The author is a currently registered on the MSc in Research (Sports Economics) at University College Cork.
In a flourishing sports economics literature it is fair to say that relatively little attention has been paid to Formula One. With just two races to go in the 2020 season many questions of interest to sports economists exist. Central to these is that of competitive balance.
The story of the season however is the inability of the likes of McLaren, Racing Point and Renault to get past the Mercedes and Red Bull. So far just four drivers secure a race win, which is reflected in race odds. The Haas, Alfa Romeo, and Williams drivers are consistently priced at 500/1, given no chance by the bookies of grabbing a race win.
This is well explained by the odds from the Spanish Grand Prix. Sergio Perez of Racing Point was priced at a very high 40/1 given his fourth place qualification. This was of course as he was starting right behind both Mercedes and a Red Bull of Max Verstappen. In comparison, for the 70th Anniversary Grand Prix in Silverstone, when Max Verstappen had qualified behind Nico Hulkenberg in the Racing Point as well as both Mercedes, he was priced at a much lower 12/1. Which the bookies will have wished was less, as he went on to win the race.
7 time world champion Lewis Hamilton has been consistently priced as favourite for every race this year, with very few fluctuations in this even after some poor qualifying performances. Relating back to outcome uncertainty, with his most recent win in Bahrain, Hamilton has had a win percentage this season of 73%. The highest ever win rate percentage was recorded by Alberto Ascari in 1952 with a 75% win rate. If Hamilton had won the final two races in Bahrain and Abu Dhabi he would have surpassed this and set a new record of 76.4%. However, Hamilton has been forced to withdraw from the race in Bahrain after testing positive for Covid-19.

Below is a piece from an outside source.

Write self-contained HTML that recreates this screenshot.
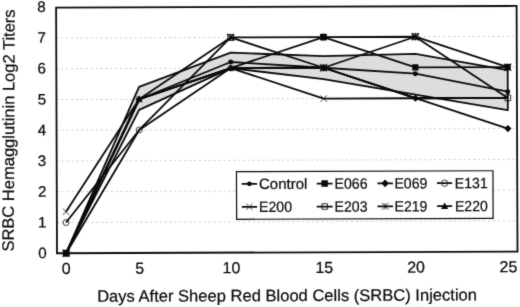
<!DOCTYPE html>
<html><head><meta charset="utf-8"><title>SRBC Hemagglutinin Titers</title>
<style>
html,body{margin:0;padding:0;background:#fff;}
body{width:520px;height:307px;overflow:hidden;font-family:"Liberation Sans",sans-serif;}
svg text{font-family:"Liberation Sans",sans-serif;stroke:#0a0a0a;stroke-width:0.22px;}
</style></head><body>
<svg width="520" height="307" viewBox="0 0 520 307" style="display:block">
<defs><filter id="soft" x="0" y="0" width="520" height="307" filterUnits="userSpaceOnUse" color-interpolation-filters="sRGB"><feConvolveMatrix order="3" kernelMatrix="0.015 0.09 0.015 0.09 0.58 0.09 0.015 0.09 0.015" edgeMode="duplicate"/></filter></defs>
<rect width="520" height="307" fill="#fff"/>
<g filter="url(#soft)">
<g transform="rotate(-0.21 287 130)">
<line x1="56.55" x2="517.05" y1="221.7" y2="221.7" stroke="#cbcbcb" stroke-width="0.9" stroke-dasharray="2.2 2.7"/>
<line x1="56.55" x2="517.05" y1="190.9" y2="190.9" stroke="#cbcbcb" stroke-width="0.9" stroke-dasharray="2.2 2.7"/>
<line x1="56.55" x2="517.05" y1="160.2" y2="160.2" stroke="#cbcbcb" stroke-width="0.9" stroke-dasharray="2.2 2.7"/>
<line x1="56.55" x2="517.05" y1="129.4" y2="129.4" stroke="#cbcbcb" stroke-width="0.9" stroke-dasharray="2.2 2.7"/>
<line x1="56.55" x2="517.05" y1="98.7" y2="98.7" stroke="#cbcbcb" stroke-width="0.9" stroke-dasharray="2.2 2.7"/>
<line x1="56.55" x2="517.05" y1="67.9" y2="67.9" stroke="#cbcbcb" stroke-width="0.9" stroke-dasharray="2.2 2.7"/>
<line x1="56.55" x2="517.05" y1="37.2" y2="37.2" stroke="#cbcbcb" stroke-width="0.9" stroke-dasharray="2.2 2.7"/>
<path d="M65.7 252.4L139.2 86.3L231.0 52.5L323.8 56.2L415.6 54.4L507.9 71.0L507.9 111.0L415.6 95.0L323.8 79.3L231.0 67.9L139.2 109.4L65.7 252.4Z" fill="#dddddd" stroke="#0a0a0a" stroke-width="1.8" stroke-linejoin="round"/>
<path d="M65.7 252.4L139.2 98.7L231.0 61.8L323.8 67.9L415.6 74.1L507.9 92.5" fill="none" stroke="#0a0a0a" stroke-width="1.8" stroke-linejoin="round"/>
<path d="M65.7 252.4L139.2 98.7L231.0 67.9L323.8 37.2L415.6 67.9L507.9 67.9" fill="none" stroke="#0a0a0a" stroke-width="1.8" stroke-linejoin="round"/>
<path d="M65.7 252.4L139.2 98.7L231.0 67.9L323.8 67.9L415.6 98.7L507.9 129.4" fill="none" stroke="#0a0a0a" stroke-width="1.8" stroke-linejoin="round"/>
<path d="M65.7 221.7L139.2 129.4L231.0 67.9L323.8 67.9L415.6 98.7L507.9 98.7" fill="none" stroke="#0a0a0a" stroke-width="1.8" stroke-linejoin="round"/>
<path d="M65.7 210.9L139.2 98.7L231.0 67.9L323.8 98.7L415.6 98.7L507.9 98.7" fill="none" stroke="#0a0a0a" stroke-width="1.8" stroke-linejoin="round"/>
<path d="M65.7 252.4L139.2 98.7L231.0 37.2L323.8 37.2L415.6 37.2L507.9 98.7" fill="none" stroke="#0a0a0a" stroke-width="1.8" stroke-linejoin="round"/>
<path d="M65.7 252.4L139.2 129.4L231.0 37.2L323.8 67.9L415.6 37.2L507.9 67.9" fill="none" stroke="#0a0a0a" stroke-width="1.8" stroke-linejoin="round"/>
<path d="M65.7 252.4L139.2 98.7L231.0 67.9L323.8 67.9L415.6 98.7L507.9 98.7" fill="none" stroke="#0a0a0a" stroke-width="1.8" stroke-linejoin="round"/>
<circle cx="65.7" cy="252.4" r="2.50" fill="#0a0a0a"/>
<circle cx="139.2" cy="98.7" r="2.50" fill="#0a0a0a"/>
<circle cx="231.0" cy="61.8" r="2.50" fill="#0a0a0a"/>
<circle cx="323.8" cy="67.9" r="2.50" fill="#0a0a0a"/>
<circle cx="415.6" cy="74.1" r="2.50" fill="#0a0a0a"/>
<circle cx="507.9" cy="92.5" r="2.50" fill="#0a0a0a"/>
<rect x="62.6" y="249.3" width="6.2" height="6.2" fill="#0a0a0a"/>
<rect x="320.7" y="34.1" width="6.2" height="6.2" fill="#0a0a0a"/>
<rect x="412.5" y="64.8" width="6.2" height="6.2" fill="#0a0a0a"/>
<rect x="504.8" y="64.8" width="6.2" height="6.2" fill="#0a0a0a"/>
<path d="M65.7 248.8L69.3 252.4L65.7 256.0L62.1 252.4Z" fill="#0a0a0a"/>
<path d="M139.2 95.1L142.8 98.7L139.2 102.2L135.6 98.7Z" fill="#0a0a0a"/>
<path d="M231.0 64.3L234.6 67.9L231.0 71.5L227.4 67.9Z" fill="#0a0a0a"/>
<path d="M323.8 64.3L327.4 67.9L323.8 71.5L320.2 67.9Z" fill="#0a0a0a"/>
<path d="M415.6 95.1L419.2 98.7L415.6 102.2L412.0 98.7Z" fill="#0a0a0a"/>
<path d="M507.9 125.8L511.5 129.4L507.9 133.0L504.3 129.4Z" fill="#0a0a0a"/>
<circle cx="65.7" cy="221.7" r="3.0" fill="none" stroke="#222" stroke-width="0.85"/>
<circle cx="139.2" cy="129.4" r="3.0" fill="none" stroke="#222" stroke-width="0.85"/>
<circle cx="323.8" cy="67.9" r="3.0" fill="none" stroke="#222" stroke-width="0.85"/>
<path d="M62.5 207.7L68.9 214.1M62.5 214.1L68.9 207.7" stroke="#222" stroke-width="0.85" fill="none"/>
<path d="M136.0 95.5L142.4 101.9M136.0 101.9L142.4 95.5" stroke="#222" stroke-width="0.85" fill="none"/>
<path d="M227.8 64.7L234.2 71.1M227.8 71.1L234.2 64.7" stroke="#222" stroke-width="0.85" fill="none"/>
<path d="M320.6 95.5L327.0 101.9M320.6 101.9L327.0 95.5" stroke="#222" stroke-width="0.85" fill="none"/>
<rect x="62.8" y="249.5" width="5.8" height="5.8" fill="none" stroke="#0a0a0a" stroke-width="0.85"/>
<rect x="228.1" y="34.3" width="5.8" height="5.8" fill="none" stroke="#0a0a0a" stroke-width="0.85"/>
<rect x="320.9" y="34.3" width="5.8" height="5.8" fill="none" stroke="#0a0a0a" stroke-width="0.85"/>
<rect x="412.7" y="34.3" width="5.8" height="5.8" fill="none" stroke="#0a0a0a" stroke-width="0.85"/>
<rect x="505.0" y="95.8" width="5.8" height="5.8" fill="none" stroke="#0a0a0a" stroke-width="0.85"/>
<path d="M62.2 248.9L69.2 255.9M62.2 255.9L69.2 248.9M65.7 248.9L65.7 255.9" stroke="#0a0a0a" stroke-width="1.2" fill="none"/>
<path d="M227.5 33.7L234.5 40.7M227.5 40.7L234.5 33.7M231.0 33.7L231.0 40.7" stroke="#0a0a0a" stroke-width="1.2" fill="none"/>
<path d="M320.3 64.4L327.3 71.4M320.3 71.4L327.3 64.4M323.8 64.4L323.8 71.4" stroke="#0a0a0a" stroke-width="1.2" fill="none"/>
<path d="M412.1 33.7L419.1 40.7M412.1 40.7L419.1 33.7M415.6 33.7L415.6 40.7" stroke="#0a0a0a" stroke-width="1.2" fill="none"/>
<path d="M504.4 64.4L511.4 71.4M504.4 71.4L511.4 64.4M507.9 64.4L507.9 71.4" stroke="#0a0a0a" stroke-width="1.2" fill="none"/>
<path d="M65.7 249.0L69.1 255.1L62.3 255.1Z" fill="#0a0a0a"/>
<path d="M139.2 95.2L142.6 101.4L135.8 101.4Z" fill="#0a0a0a"/>
<path d="M231.0 64.5L234.4 70.6L227.6 70.6Z" fill="#0a0a0a"/>
<path d="M323.8 64.5L327.2 70.6L320.4 70.6Z" fill="#0a0a0a"/>
<rect x="56.55" y="6.8" width="460.5" height="245.6" fill="none" stroke="#0a0a0a" stroke-width="1.8"/>
<rect x="236.3" y="171.5" width="256.5" height="47.6" fill="#fff" stroke="#0a0a0a" stroke-width="1.2"/>
<line x1="241.5" x2="256.8" y1="183.7" y2="183.7" stroke="#0a0a0a" stroke-width="1.8"/>
<circle cx="249.2" cy="183.7" r="2.38" fill="#0a0a0a"/>
<text x="258.8" y="189.0" font-size="15" fill="#0a0a0a">Control</text>
<line x1="316.5" x2="332.4" y1="183.7" y2="183.7" stroke="#0a0a0a" stroke-width="1.8"/>
<rect x="321.2" y="180.4" width="6.5" height="6.5" fill="#0a0a0a"/>
<text x="334.3" y="189.0" font-size="15" textLength="33" lengthAdjust="spacingAndGlyphs" fill="#0a0a0a">E066</text>
<line x1="377.2" x2="392.7" y1="183.7" y2="183.7" stroke="#0a0a0a" stroke-width="1.8"/>
<path d="M384.9 179.9L388.7 183.7L384.9 187.5L381.2 183.7Z" fill="#0a0a0a"/>
<text x="394.2" y="189.0" font-size="15" textLength="33" lengthAdjust="spacingAndGlyphs" fill="#0a0a0a">E069</text>
<line x1="436.8" x2="451.9" y1="183.7" y2="183.7" stroke="#0a0a0a" stroke-width="1.8"/>
<circle cx="444.4" cy="183.7" r="3.2" fill="none" stroke="#222" stroke-width="0.85"/>
<text x="454.6" y="189.0" font-size="15" textLength="33" lengthAdjust="spacingAndGlyphs" fill="#0a0a0a">E131</text>
<line x1="241.5" x2="256.8" y1="206.7" y2="206.7" stroke="#0a0a0a" stroke-width="1.8"/>
<path d="M246.1 203.7L252.2 209.7M246.1 209.7L252.2 203.7" stroke="#222" stroke-width="0.85" fill="none"/>
<text x="258.8" y="212.0" font-size="15" textLength="33" lengthAdjust="spacingAndGlyphs" fill="#0a0a0a">E200</text>
<line x1="316.5" x2="332.4" y1="206.7" y2="206.7" stroke="#0a0a0a" stroke-width="1.8"/>
<rect x="321.7" y="203.9" width="5.5" height="5.5" fill="none" stroke="#0a0a0a" stroke-width="0.85"/>
<text x="334.3" y="212.0" font-size="15" textLength="33" lengthAdjust="spacingAndGlyphs" fill="#0a0a0a">E203</text>
<line x1="377.2" x2="392.7" y1="206.7" y2="206.7" stroke="#0a0a0a" stroke-width="1.8"/>
<path d="M381.6 203.4L388.3 210.0M381.6 210.0L388.3 203.4M384.9 203.4L384.9 210.0" stroke="#0a0a0a" stroke-width="0.8" fill="none"/>
<text x="394.2" y="212.0" font-size="15" textLength="33" lengthAdjust="spacingAndGlyphs" fill="#0a0a0a">E219</text>
<line x1="436.8" x2="451.9" y1="206.7" y2="206.7" stroke="#0a0a0a" stroke-width="1.8"/>
<path d="M444.4 203.1L447.9 209.6L440.8 209.6Z" fill="#0a0a0a"/>
<text x="454.6" y="212.0" font-size="15" textLength="33" lengthAdjust="spacingAndGlyphs" fill="#0a0a0a">E220</text>
<text x="46.2" y="257.4" font-size="15.2" text-anchor="end" fill="#0a0a0a">0</text>
<text x="46.2" y="226.6" font-size="15.2" text-anchor="end" fill="#0a0a0a">1</text>
<text x="46.2" y="195.8" font-size="15.2" text-anchor="end" fill="#0a0a0a">2</text>
<text x="46.2" y="165.1" font-size="15.2" text-anchor="end" fill="#0a0a0a">3</text>
<text x="46.2" y="134.3" font-size="15.2" text-anchor="end" fill="#0a0a0a">4</text>
<text x="46.2" y="103.5" font-size="15.2" text-anchor="end" fill="#0a0a0a">5</text>
<text x="46.2" y="72.7" font-size="15.2" text-anchor="end" fill="#0a0a0a">6</text>
<text x="46.2" y="41.9" font-size="15.2" text-anchor="end" fill="#0a0a0a">7</text>
<text x="46.2" y="11.2" font-size="15.2" text-anchor="end" fill="#0a0a0a">8</text>
<text x="65.7" y="273.1" font-size="16" text-anchor="middle" fill="#0a0a0a">0</text>
<text x="139.2" y="273.1" font-size="16" text-anchor="middle" fill="#0a0a0a">5</text>
<text x="231.0" y="273.1" font-size="16" text-anchor="middle" fill="#0a0a0a">10</text>
<text x="323.8" y="273.1" font-size="16" text-anchor="middle" fill="#0a0a0a">15</text>
<text x="415.6" y="273.1" font-size="16" text-anchor="middle" fill="#0a0a0a">20</text>
<text x="507.9" y="273.1" font-size="16" text-anchor="middle" fill="#0a0a0a">25</text>
<text x="286.45" y="301.15" font-size="16.56" text-anchor="middle" fill="#0a0a0a">Days After Sheep Red Blood Cells (SRBC) Injection</text>
</g>
<text transform="translate(14.2 130.5) rotate(-89.76)" font-size="16.5" text-anchor="middle" fill="#0a0a0a">SRBC Hemagglutinin Log2 Titers</text>
</g>
</svg>
</body></html>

Previous research has examined the sport. Below are some of the papers that have been published researching both competitive balance and demand in the world of Formula One.

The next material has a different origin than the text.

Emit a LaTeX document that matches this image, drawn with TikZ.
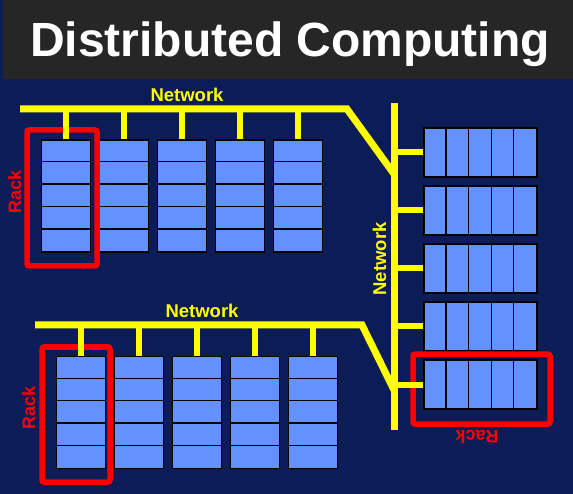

- Mastromarco and Runkel (2008) “Rule changes and competitive balance in Formula One motor racing”.
- Budzinski and. Feddersen (2011) “Measuring competitive balance in Formula One racing”.
- Judde, Booth and Brooks (2013) “Second place is the first of the losers: An analysis of Competitive Balance in Formula One”.
- Schreyer and Torgler (2018) “On the Role of outcome uncertainty of demand in F1”.
Since the publication of these papers, which all have a common focus of competitive balance and outcome uncertainty we have seen an unprecedented lack of outcome uncertainty in Formula One since 2010. From 2010 to 2020 only three men have managed to lift the World Drivers Championship (WDC) title. Sebastian Vettel (2010,2011,2012,2013), Nico Rosberg (2016), and Lewis Hamilton (2014,2015,2017,2018,2019,2020). As well as that, the World Constructors Championship (WCC) has only been won by two teams, Red Bull Racing (2010,2011,2012,2013) with Mercedes AMG Petronas F1 Team winning it every other year. As a result of this, outcome uncertainty in F1 has never been so low. This lack of outcome uncertainty is reinforced by the fact that Mercedes could have won the WCC this year by only counting Lewis Hamilton’s points and not their second driver Valterri Bottas.
Mastromaro and Runkel (2008) give insight into the effect that rule changes in Formula One have, hypothesising that rule changes reduce the performance of teams and but in turn improve competitive balance between teams. The authors add to this by suggesting that rule changes are only implemented if the FIA’s revenue gain from the introduction of the new rule exceeds that of the existing rule.
Budzinski and Feddersen (2011) note that there are three dimensions to be analysed when looking at competitive balance. These being: race-specific competitive balance, within-season competitive balance and between-season competitive balance. As a result of this research it must be said that although the 2020 season has seen extremely low outcome uncertainty in terms of the WDC and WCC, it has seen one of the highest ever race-outcome uncertainty levels with close to the highest ever number of different drivers seen on the podium in one season.
Schreyer and Torgler (2018) use an interesting revised version of the model used by Budzinski and Feddersen (2011) to proxy outcome uncertainty. The authors describe that although the existing papers method of calculating gini coefficients based on qualifying times to gain a measure of competitive balance is useful, it gives too much weight to the effect that drivers at the back of the grid have on race outcome. For this reason, the authors hypothesize that race outcome uncertainty can be sufficiently estimated using the summed differences between the top three qualifiers.